Dams can fail for one or a combination of the following reasons:
- Overtopping caused by floods that exceed the capacity of the dam
- Deliberate acts of sabotage
- Structural failure of materials used in dam construction
- Movement and/or failure of the foundation supporting the dam
- Settlement and cracking of concrete or embankment dams
- Piping and internal erosion of soil in embankment dams
- Inadequate maintenance and upkeep
Dam Failures in the United States
A series of dam failures in the 1970s resulted in a national focus on inspecting and regulating dams.
- On February 26, 1972, a tailings dam owned by the Buffalo Mining Company in Buffalo Creek, WV, failed. Within minutes, 125 people were killed, 1,100 people were injured, and over 3,000 were left homeless.
- On June 5, 1976, Teton Dam, a 123-meter-high dam on the Teton River in Idaho, failed, causing $1 billion in damage and leaving 11 dead. Over 4,000 homes and over 4,000 farm buildings were destroyed as a result of the Teton Dam failure.
- In November 1977, Kelly Barnes Dam in Georgia failed, killing 39 people, most of them college students.
The Johnstown Flood
On May 31, 1889, at 4:07 p.m., the residents of Johnstown, PA, heard a low rumble that grew to a “roar like thunder.” After a night of heavy rains, the South Fork Dam failed, sending tons of water crashing down the narrow valley. Carrying huge chunks of debris, the wall of flood water grew to 60 feet high at times, tearing downhill at 40 miles per hour and leveling everything in its path.
Thousands desperately tried to escape the wave. Those caught by the wave found themselves swept up in a torrent of oily, muddy water, surrounded by tons of grinding debris, which crushed some, but provided rafts for others. Many became helplessly entangled in miles of barbed wire from a destroyed wire works.

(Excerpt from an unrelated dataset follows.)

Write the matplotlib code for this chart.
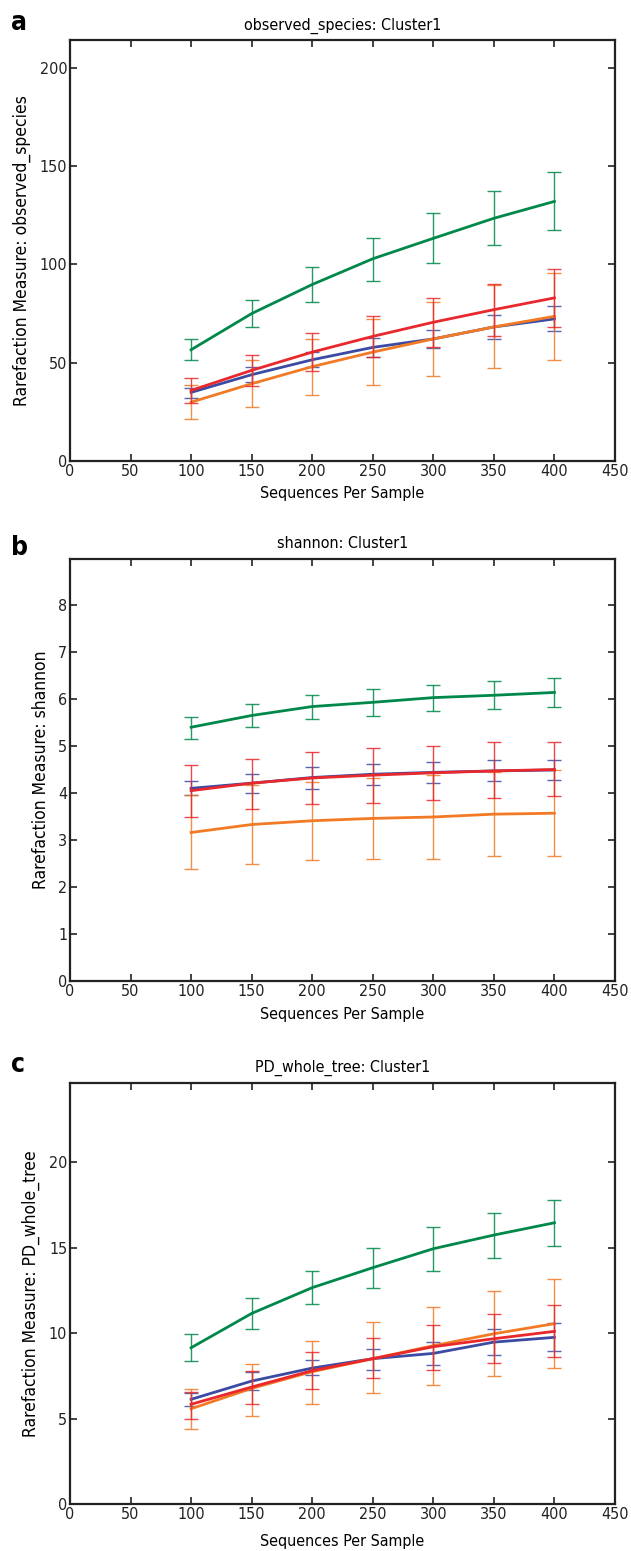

The destruction of the crushing wave was over in 10 minutes, but for some, the worst was yet to come. Darkness fell, thousands were huddled in attics, and others were floating on debris. Many more had been swept downstream to the old Stone Bridge at the junction of the rivers. Piled up against the arches, much of the debris caught fire, entrapping 80 people who had survived the initial flood wave.